TASK GOAL: Search the listing for "chart" and copy every line where it appears.

RAW DATA:
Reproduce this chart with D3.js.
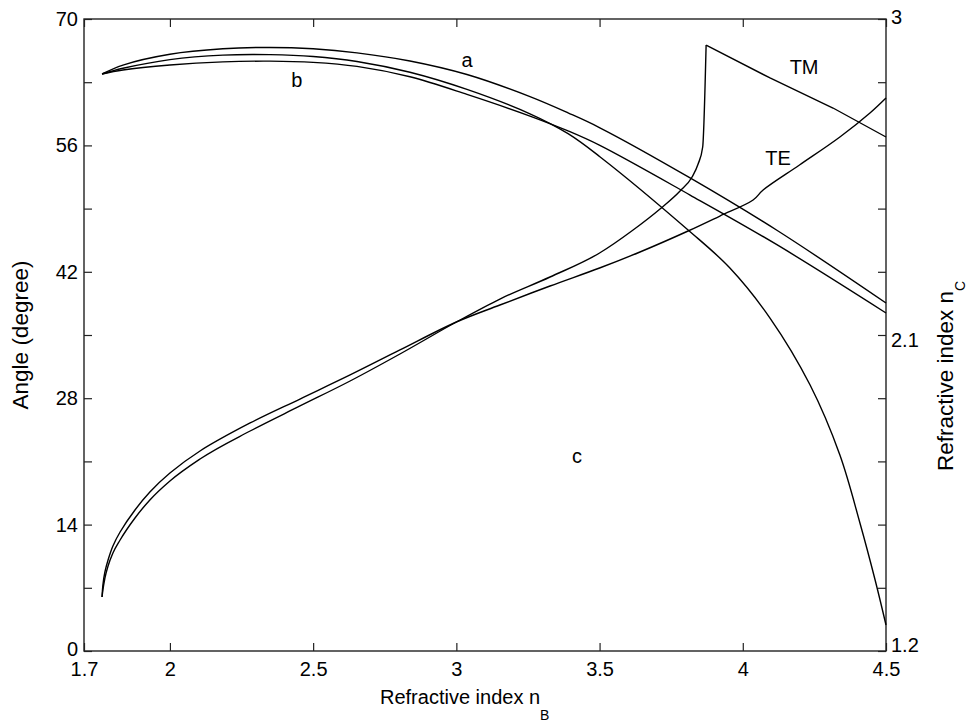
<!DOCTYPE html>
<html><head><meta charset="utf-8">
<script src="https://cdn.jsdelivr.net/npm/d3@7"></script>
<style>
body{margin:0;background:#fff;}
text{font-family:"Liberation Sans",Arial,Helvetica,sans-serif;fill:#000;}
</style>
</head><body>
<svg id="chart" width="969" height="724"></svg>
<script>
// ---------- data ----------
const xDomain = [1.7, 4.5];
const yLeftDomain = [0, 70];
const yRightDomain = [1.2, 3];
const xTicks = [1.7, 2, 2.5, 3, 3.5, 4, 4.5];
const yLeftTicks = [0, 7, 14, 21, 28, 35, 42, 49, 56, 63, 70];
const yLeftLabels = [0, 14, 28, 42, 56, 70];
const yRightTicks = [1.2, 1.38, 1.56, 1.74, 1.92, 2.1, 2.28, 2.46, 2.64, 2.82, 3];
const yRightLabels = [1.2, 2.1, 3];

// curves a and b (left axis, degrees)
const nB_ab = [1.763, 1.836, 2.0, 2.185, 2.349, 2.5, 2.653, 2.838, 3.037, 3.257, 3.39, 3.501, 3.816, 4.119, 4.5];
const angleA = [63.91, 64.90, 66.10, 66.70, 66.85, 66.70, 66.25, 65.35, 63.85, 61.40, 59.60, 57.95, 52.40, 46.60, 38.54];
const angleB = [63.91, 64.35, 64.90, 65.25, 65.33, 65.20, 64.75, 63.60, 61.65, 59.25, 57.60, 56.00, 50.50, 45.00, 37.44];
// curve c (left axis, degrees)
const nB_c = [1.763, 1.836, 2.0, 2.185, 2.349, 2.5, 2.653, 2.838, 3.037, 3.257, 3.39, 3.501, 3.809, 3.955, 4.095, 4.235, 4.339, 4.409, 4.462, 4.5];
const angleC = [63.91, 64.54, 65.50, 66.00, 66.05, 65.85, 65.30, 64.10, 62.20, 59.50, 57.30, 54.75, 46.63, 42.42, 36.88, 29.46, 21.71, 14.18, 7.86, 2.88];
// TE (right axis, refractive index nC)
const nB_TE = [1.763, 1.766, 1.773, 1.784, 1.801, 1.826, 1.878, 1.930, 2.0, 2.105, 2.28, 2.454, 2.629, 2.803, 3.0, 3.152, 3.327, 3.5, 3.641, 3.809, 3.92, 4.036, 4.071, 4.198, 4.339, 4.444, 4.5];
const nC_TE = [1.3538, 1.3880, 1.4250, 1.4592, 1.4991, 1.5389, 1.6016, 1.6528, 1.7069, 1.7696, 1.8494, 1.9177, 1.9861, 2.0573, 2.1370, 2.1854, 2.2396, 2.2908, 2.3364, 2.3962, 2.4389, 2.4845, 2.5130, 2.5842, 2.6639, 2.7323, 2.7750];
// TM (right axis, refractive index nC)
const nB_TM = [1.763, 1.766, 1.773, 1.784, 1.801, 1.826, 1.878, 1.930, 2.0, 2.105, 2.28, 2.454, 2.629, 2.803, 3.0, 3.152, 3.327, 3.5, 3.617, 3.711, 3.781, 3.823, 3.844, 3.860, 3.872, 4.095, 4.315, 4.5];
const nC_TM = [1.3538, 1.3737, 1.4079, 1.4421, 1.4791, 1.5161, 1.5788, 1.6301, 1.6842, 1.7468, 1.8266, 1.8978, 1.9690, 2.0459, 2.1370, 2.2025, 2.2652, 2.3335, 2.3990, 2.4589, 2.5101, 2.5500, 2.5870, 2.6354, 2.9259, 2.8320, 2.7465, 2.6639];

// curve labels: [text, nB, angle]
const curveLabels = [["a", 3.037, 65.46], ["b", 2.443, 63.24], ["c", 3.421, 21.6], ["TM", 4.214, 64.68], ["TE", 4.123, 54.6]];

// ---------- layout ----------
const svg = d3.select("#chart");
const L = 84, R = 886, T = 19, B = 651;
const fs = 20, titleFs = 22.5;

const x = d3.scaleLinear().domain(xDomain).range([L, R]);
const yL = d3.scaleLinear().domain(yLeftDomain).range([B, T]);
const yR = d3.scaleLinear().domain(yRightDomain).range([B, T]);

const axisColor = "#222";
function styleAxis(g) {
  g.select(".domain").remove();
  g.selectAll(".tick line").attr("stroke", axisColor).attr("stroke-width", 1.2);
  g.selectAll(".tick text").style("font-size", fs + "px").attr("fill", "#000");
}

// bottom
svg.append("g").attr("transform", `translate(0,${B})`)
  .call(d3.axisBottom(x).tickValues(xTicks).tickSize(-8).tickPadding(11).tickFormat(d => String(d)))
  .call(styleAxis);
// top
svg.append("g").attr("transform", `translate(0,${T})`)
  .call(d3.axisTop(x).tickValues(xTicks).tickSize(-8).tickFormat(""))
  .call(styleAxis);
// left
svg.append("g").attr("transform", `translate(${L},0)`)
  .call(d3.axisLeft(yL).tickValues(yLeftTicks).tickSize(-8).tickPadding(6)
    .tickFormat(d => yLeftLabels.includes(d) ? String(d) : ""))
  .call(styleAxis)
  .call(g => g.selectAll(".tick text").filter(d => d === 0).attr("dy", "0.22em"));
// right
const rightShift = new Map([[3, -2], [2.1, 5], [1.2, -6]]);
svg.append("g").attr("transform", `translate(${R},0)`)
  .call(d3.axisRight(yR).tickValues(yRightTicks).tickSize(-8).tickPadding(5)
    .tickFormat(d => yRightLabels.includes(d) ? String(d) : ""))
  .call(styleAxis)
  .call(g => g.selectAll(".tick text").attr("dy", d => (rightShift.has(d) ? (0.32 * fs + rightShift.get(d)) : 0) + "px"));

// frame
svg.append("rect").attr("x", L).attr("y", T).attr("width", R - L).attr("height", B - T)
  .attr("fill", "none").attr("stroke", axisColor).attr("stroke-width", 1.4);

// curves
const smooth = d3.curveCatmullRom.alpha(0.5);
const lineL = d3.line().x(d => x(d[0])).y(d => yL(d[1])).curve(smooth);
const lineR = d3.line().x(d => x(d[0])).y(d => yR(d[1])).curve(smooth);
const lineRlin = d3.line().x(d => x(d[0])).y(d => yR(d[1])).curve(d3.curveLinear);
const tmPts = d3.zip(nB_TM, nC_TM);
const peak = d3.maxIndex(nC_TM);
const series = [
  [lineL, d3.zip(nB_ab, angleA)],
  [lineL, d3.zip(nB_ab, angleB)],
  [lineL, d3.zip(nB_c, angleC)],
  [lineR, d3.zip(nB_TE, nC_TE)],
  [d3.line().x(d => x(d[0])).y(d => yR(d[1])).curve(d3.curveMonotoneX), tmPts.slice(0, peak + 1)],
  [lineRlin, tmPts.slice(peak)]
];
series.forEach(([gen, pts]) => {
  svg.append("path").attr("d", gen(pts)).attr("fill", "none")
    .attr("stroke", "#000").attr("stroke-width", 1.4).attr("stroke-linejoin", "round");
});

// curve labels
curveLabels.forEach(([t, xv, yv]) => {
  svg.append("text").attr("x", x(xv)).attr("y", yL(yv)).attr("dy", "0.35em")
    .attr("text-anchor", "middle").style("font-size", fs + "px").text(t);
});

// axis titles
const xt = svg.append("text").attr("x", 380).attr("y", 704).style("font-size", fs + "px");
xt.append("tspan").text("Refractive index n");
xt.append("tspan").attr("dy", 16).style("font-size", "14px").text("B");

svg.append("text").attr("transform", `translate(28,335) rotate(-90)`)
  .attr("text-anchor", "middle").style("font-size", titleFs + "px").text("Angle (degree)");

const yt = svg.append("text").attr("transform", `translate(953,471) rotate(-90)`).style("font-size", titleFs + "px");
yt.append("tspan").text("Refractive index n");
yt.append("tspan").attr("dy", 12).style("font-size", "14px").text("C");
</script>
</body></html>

TASK OUTPUT:
Reproduce this chart with D3.js.
<svg id="chart" width="969" height="724"></svg>
const svg = d3.select("#chart");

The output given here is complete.